Continuité écologique des cours d’eau

Faut s’accrocher, c’est pas gagné

 
Isère
Le Dossier

Pascal Roche
Onema

 

Ponts, seuils, barrages, digues… dégradent la fonctionnalité des corridors rivulaires. En Isère, l’Onema a entrepris de recenser les ouvrages susceptibles de gêner les déplacements de la faune piscicole et le transport de sédiments. Pas facile…

Rétablir la continuité écologique sur les cours d’eau. Certes. Mais par où commencer ? Quelles solutions adopter ? Comment faire avancer les projets, lever les blocages ?
L’Office national de l’eau et des milieux aquatiques a choisi une réponse pragmatique en Isère, croisant les critères d’intérêt environnemental et ceux de faisabilité technique et économique.
Dans un premier temps, cent quatre-vingts ouvrages, faisant obstacle à la continuité écologique des cours d’eau et
nécessitant une action, ont été répertoriés, pour ensuite être prioriser (seule une petite partie pourra être traitée d’ici 2012, échéance Grenelle).
Restait alors à choisir un type d’intervention adapté pour chacun d’eux sachant qu’il convient de rétablir à la fois les continuités biologique et sédimentaire.

Parmi les solutions, la plus efficace, la plus durable et généralement la moins coûteuse consiste en l’arasement de l’ouvrage. Pas toujours possible, elle est cependant souvent envisageable car plus de la moitié des constructions sont actuellement sans usage. Pour les autres, il faut recourir à l’aménagement de passes à poissons et d’organes mobiles permettant le transit périodique des sédiments. Il est possible aussi de faire passer l’obstacle aux poissons en recourant à des systèmes de piégeage-transport. Ce type de solution, qui nécessite une intervention humaine, est mise en œuvre par EDF sur la Garonne par exemple. Les sédiments grossiers piégés en queue de retenue des grands barrages peuvent aussi être acheminés par route à l’aval.
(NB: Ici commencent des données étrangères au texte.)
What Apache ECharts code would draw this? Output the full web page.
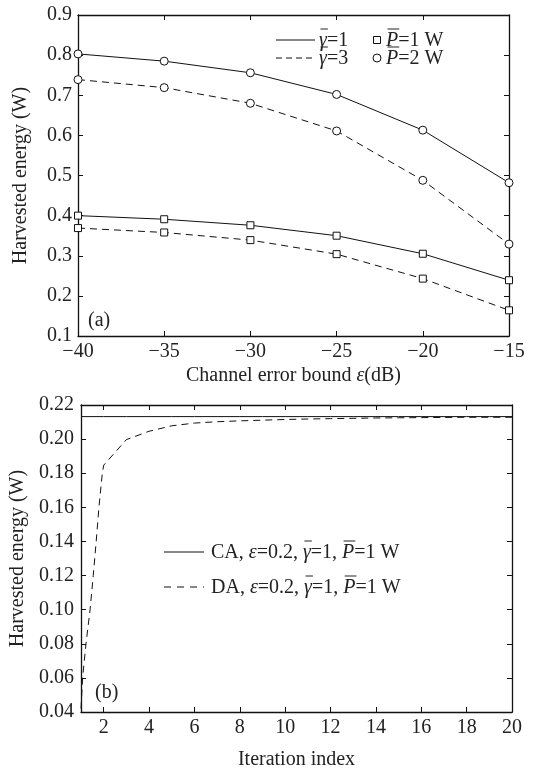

Une fois les solutions techniques entrevues, vient la phase de concertation avec le propriétaire de l’ouvrage. D’abord le convaincre, car pour lui l’intérêt n’est souvent pas évident. Quoi de plus normal ! Les poissons sont muets, quant aux sédiments bloqués, ils sont soit laissés dans la retenue, soit enlevés périodiquement par curages ou chasses (avec les impacts négatifs que l’on connaît).
Deux outils permettent de convaincre. D’une part, l’Agence de l’eau Rhône-Méditerranée-Corse a mis en place un financement très incitatif pouvant aller jusqu’à 80 % du montant d’un projet (50 % pour l’ancien plafond). D’autre part, un outil réglementaire en préparation prévoit la révision du classement des cours d’eau au titre de la continuité.
Il y a donc une opportunité à saisir, avant que les financements ne soient moins substantiels et que le droit n’impose d’intervenir.
Les oppositions restent malgré tout importantes. Certains usagers organisés, principalement les producteurs d’électricité, craignent que la rentabilité des installations diminue. D’autres, comme les Amis des moulins, se méfient des contraintes. Par crainte de voir disparaître un obstacle qui bloquerait les poissons, certains pêcheurs s’opposent aux projets malgré les efforts de la fédération de pêche en faveur de la continuité biologique.

Par ailleurs, deux objectifs peu compatibles augmentent la difficulté. D’une part, on vise le bon état écologique des cours d’eau et, d’autre part, le développement de la production hydroélectrique afin de diminuer les émissions de gaz à effet de serre et la dépendance énergétique.
L’objectif de continuité écologique a jusqu’ici fait défaut. Il n’a concerné qu’une minorité d’ouvrages à l’occasion de créations récentes ou de renouvellement d’autorisations ou de concessions. Sur le Rhône ou sur l’Isère par exemple, où les revenus tirés de l’hydroélectricité sont substantiels, les oppositions à la mise en place de dispositifs de franchissement (ouvrages prioritaires) sont encore très fortes. Pourtant l’équipement avec une passe à poissons de certains barrages comme celui de Sault-Brénaz permettrait de rétablir la continuité écologique sur plus de 100 km, en complément du barrage de Jons (prévu pour 2011).
L’enlèvement d’ouvrages sans utilité est aussi difficile à faire admettre, sans doute du fait de l’attachement à l’existant et de la méconnaissance des effets négatifs des obstacles. Des projets comme le programme européen Couloirs de vie sont en cours, d’autres comme l’enlèvement d’un seuil sur le Guiers vif ont abouti grâce à une volonté concertée.